== AIM ==
Retype only what runs from the beginning of the data through the line with "86, bottom: 360"; please omit the pictures and keep every line exact.
* * * * *
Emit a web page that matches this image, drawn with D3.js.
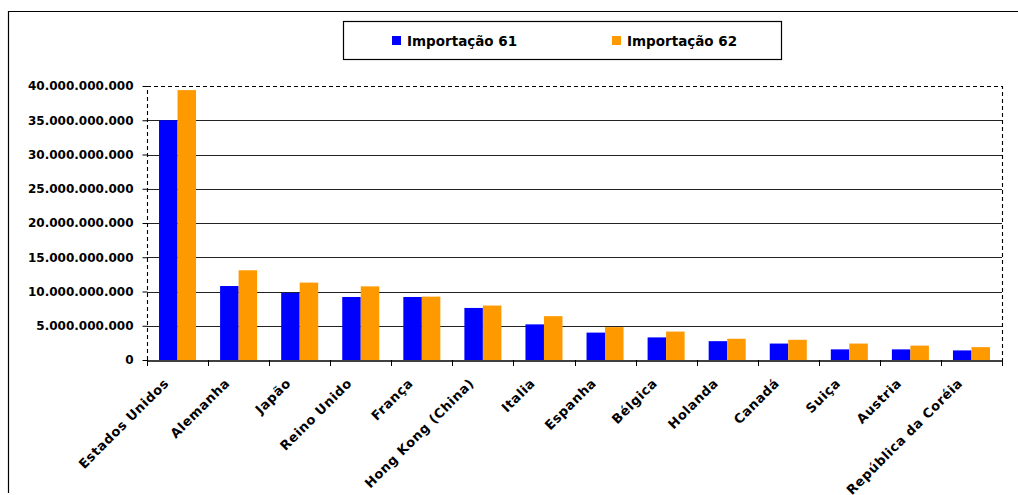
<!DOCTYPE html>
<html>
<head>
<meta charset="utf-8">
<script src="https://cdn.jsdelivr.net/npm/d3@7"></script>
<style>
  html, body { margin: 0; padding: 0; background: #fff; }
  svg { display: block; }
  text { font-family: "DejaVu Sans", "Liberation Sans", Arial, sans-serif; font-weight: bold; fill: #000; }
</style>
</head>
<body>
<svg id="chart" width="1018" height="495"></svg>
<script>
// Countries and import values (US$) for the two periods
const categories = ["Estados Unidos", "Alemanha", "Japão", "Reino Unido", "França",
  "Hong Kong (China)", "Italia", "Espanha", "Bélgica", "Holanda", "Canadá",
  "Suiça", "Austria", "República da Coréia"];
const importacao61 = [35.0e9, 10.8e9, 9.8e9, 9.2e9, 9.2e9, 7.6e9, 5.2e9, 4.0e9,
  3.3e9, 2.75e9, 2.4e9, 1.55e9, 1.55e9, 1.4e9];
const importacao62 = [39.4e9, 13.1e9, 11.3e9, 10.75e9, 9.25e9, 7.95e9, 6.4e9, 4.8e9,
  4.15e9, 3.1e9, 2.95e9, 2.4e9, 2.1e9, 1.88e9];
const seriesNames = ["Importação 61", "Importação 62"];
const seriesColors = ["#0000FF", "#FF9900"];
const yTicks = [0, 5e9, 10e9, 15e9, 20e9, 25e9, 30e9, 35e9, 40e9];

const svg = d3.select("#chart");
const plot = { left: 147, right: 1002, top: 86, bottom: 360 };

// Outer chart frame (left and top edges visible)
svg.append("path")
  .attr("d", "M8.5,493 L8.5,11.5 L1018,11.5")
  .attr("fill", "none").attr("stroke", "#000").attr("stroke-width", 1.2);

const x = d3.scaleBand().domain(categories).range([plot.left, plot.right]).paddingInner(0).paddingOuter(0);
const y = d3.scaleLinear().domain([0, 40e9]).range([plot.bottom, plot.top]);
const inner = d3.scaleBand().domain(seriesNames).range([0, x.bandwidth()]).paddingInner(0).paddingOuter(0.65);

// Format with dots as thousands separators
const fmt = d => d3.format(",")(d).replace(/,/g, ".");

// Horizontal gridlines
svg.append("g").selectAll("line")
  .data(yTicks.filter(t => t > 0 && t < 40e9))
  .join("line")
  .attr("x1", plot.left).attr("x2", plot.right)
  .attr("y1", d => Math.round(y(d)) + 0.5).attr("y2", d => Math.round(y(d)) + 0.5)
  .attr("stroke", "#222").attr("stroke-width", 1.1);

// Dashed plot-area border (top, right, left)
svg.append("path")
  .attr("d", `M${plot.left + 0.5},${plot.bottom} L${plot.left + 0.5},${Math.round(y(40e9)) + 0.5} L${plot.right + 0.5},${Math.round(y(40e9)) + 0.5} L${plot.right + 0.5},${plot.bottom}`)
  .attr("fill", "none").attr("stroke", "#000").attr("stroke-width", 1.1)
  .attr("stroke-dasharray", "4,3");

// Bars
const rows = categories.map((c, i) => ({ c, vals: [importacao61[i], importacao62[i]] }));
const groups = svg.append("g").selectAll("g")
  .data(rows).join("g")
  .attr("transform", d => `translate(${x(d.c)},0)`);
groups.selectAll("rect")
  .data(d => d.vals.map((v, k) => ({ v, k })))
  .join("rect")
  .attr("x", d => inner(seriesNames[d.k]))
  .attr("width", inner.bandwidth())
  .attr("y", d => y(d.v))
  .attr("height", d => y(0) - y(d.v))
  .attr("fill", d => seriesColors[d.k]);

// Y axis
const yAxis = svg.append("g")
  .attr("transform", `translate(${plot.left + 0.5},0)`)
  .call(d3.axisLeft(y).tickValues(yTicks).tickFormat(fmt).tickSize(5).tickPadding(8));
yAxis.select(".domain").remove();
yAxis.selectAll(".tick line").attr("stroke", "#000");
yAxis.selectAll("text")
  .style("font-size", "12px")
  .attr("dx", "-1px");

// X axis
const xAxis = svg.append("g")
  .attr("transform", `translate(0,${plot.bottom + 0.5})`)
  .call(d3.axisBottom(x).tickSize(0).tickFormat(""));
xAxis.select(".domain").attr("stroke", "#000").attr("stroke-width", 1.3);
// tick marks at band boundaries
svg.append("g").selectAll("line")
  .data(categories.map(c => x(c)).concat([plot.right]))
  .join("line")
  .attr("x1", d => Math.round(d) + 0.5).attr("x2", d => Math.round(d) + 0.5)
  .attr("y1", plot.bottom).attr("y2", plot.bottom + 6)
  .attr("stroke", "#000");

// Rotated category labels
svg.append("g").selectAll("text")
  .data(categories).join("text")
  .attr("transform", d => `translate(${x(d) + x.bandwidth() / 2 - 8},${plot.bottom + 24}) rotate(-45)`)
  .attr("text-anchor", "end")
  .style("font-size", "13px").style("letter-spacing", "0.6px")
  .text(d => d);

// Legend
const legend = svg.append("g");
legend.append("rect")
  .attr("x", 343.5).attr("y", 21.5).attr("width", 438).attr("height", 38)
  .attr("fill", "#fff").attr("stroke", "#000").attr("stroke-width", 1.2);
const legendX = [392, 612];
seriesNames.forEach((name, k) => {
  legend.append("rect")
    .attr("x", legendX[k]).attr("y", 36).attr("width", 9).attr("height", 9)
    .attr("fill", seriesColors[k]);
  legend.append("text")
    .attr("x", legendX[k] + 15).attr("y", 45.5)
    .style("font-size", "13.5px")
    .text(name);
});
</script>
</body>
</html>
* * * * *
== TASK RESULT ==
Emit a web page that matches this image, drawn with D3.js.
<!DOCTYPE html>
<html>
<head>
<meta charset="utf-8">
<script src="https://cdn.jsdelivr.net/npm/d3@7"></script>
<style>
  html, body { margin: 0; padding: 0; background: #fff; }
  svg { display: block; }
  text { font-family: "DejaVu Sans", "Liberation Sans", Arial, sans-serif; font-weight: bold; fill: #000; }
</style>
</head>
<body>
<svg id="chart" width="1018" height="495"></svg>
<script>
// Countries and import values (US$) for the two periods
const categories = ["Estados Unidos", "Alemanha", "Japão", "Reino Unido", "França",
  "Hong Kong (China)", "Italia", "Espanha", "Bélgica", "Holanda", "Canadá",
  "Suiça", "Austria", "República da Coréia"];
const importacao61 = [35.0e9, 10.8e9, 9.8e9, 9.2e9, 9.2e9, 7.6e9, 5.2e9, 4.0e9,
  3.3e9, 2.75e9, 2.4e9, 1.55e9, 1.55e9, 1.4e9];
const importacao62 = [39.4e9, 13.1e9, 11.3e9, 10.75e9, 9.25e9, 7.95e9, 6.4e9, 4.8e9,
  4.15e9, 3.1e9, 2.95e9, 2.4e9, 2.1e9, 1.88e9];
const seriesNames = ["Importação 61", "Importação 62"];
const seriesColors = ["#0000FF", "#FF9900"];
const yTicks = [0, 5e9, 10e9, 15e9, 20e9, 25e9, 30e9, 35e9, 40e9];

const svg = d3.select("#chart");
const plot = { left: 147, right: 1002, top: 86, bottom: 360 };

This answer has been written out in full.